For a local minimum \(x^{*}\) of the optimization problem (1) let the gradients

\[ \left\{ \nabla g_{i}(x^{*}), \nabla h_{j}(x^{*}) \colon i \in I(x), j = 1, \ldots, p \right\} \]

be linear independent (LICQ = Linear independence constraint qualification).

Then there exist unique Lagrange multipliers \(\lambda^{*} \in \mathbb{R}^{m}\) and \(\mu^{*} \in \mathbb{R}^{p}\), such that for the Lagrangian

\[\begin{split} \begin{aligned} L(x^{*}, \lambda^{*}, \mu^{*}) :=\;& f(x^{*}) + \sum_{i = 1}^{m} \lambda_{i}^{*} g_{i}(x^{*}) + \sum_{j = 1}^{p} \mu_{j}^{*} h_{j}(x^{*}) \\ =\;& f(x^{*}) + (\lambda^{*})^{T} g(x^{*}) + (\mu^{*})^{T} h(x^{*}) \end{aligned} \end{split}\]

the following necessary conditions hold:

(1) Stationarity

\[\begin{split} \begin{aligned} {\color{red}{\nabla_{x} L}}(x^{*}, \lambda^{*}, \mu^{*}) =\;& \nabla f(x^{*}) + \sum_{i = 1}^{m} \lambda_{i}^{*} \nabla g_{i}(x^{*}) + \sum_{j = 1}^{p} \mu_{j}^{*} \nabla h_{j}(x^{*}) \\ =\;& \nabla f(x^{*}) + (\lambda^{*})^{T} \nabla g(x^{*}) + (\mu^{*})^{T} \nabla h(x^{*}) {\color{red}{\;=\; 0}} \end{aligned} \end{split}\]

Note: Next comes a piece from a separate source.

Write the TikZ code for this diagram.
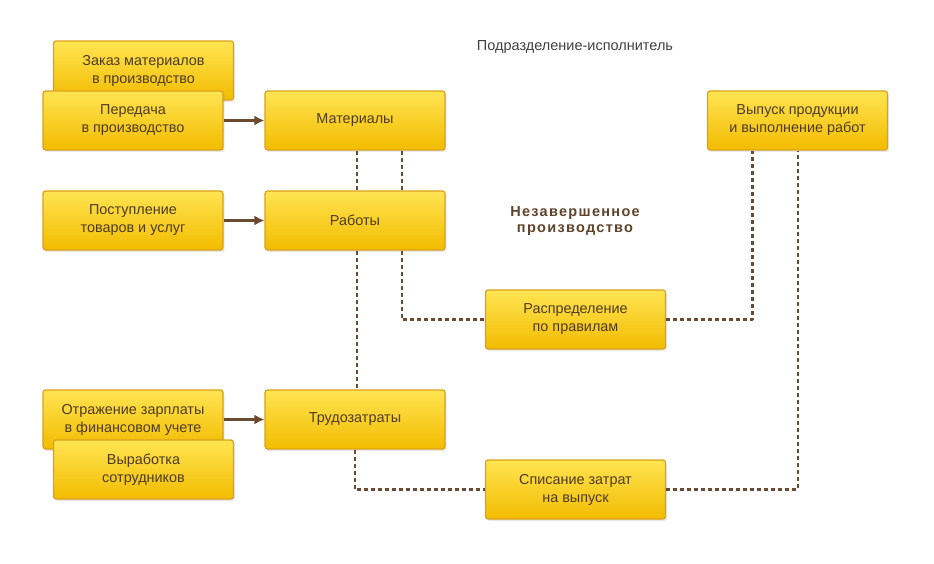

(2) Complementary slackness

\[ (\lambda^{*})^{T} {\color{red}{\nabla_{\lambda} L}}(x^{*}, \lambda^{*}, \mu^{*}) =\; \sum_{i = 1}^{m} \lambda_{i}^{*} g_{i}(x^{*}) =\; (\lambda^{*})^{T} g(x^{*}) {\color{red}{\;=\; 0}} \]

(3) Primal feasibility

\[ {\color{red}{\nabla_{\mu} L}}(x^{*}, \lambda^{*}, \mu^{*}) = ( h_{j}(x^{*}) ) {\color{red}{\;= 0}}, \quad j = 1, \ldots, p \]
\[ \nabla_{\lambda} L(x^{*}, \lambda^{*}, \mu^{*}) = ( g_{i}(x^{*}) ) \leq 0, \quad i = 1, \ldots, m \]

(4) Dual feasibility

\[ \lambda_{i}^{*} \geq 0, \quad i = 1, \ldots, m \]

Points \((x^{*}, \lambda^{*}, \mu^{*})\) fulfilling the KKT optimality conditions are referred to as KKT-points.

Study the exercises RM01, RM02, and RM03 to apply the KKT optimality conditions.

For a proof and more detailed discussion on the KKT optimality conditions, see [BV04] (chapter 5) and [LY16] (chapter 11).

Summarizing key ideas:

  • The KKT optimality conditions help to find optimal solutions for constraint optimization problems by defining a non-linear system of equations to solve.

    \[\begin{split} \begin{aligned} \nabla_{x} L &= 0 \\ \nabla_{\lambda} L &= 0 \\ \nabla_{\mu} L &= 0 \\ \end{aligned} \end{split}\]

    Many solution algorithms for constraint optimization problems solve the KKT optimality conditions numerically.

  • KKT-points \((x^{*}, \lambda^{*})\) are saddle-points of the Lagrangian.

  • Approach to find a supporting hyperplane on the feasible set of inequality constraints

    \[ \left\{ x \in X \colon\; g_{i}(x) \leq 0, \quad i = 1, \ldots ,m \right\}. \]

    The proof of the KKT optimality conditions makes use of the hyperplane separation theorem.

  • From the Lagrangian and the KKT optimality conditions to each optimization problem (1) a convex dual optimization problem can be formulated. See [BV04] (chapter 5).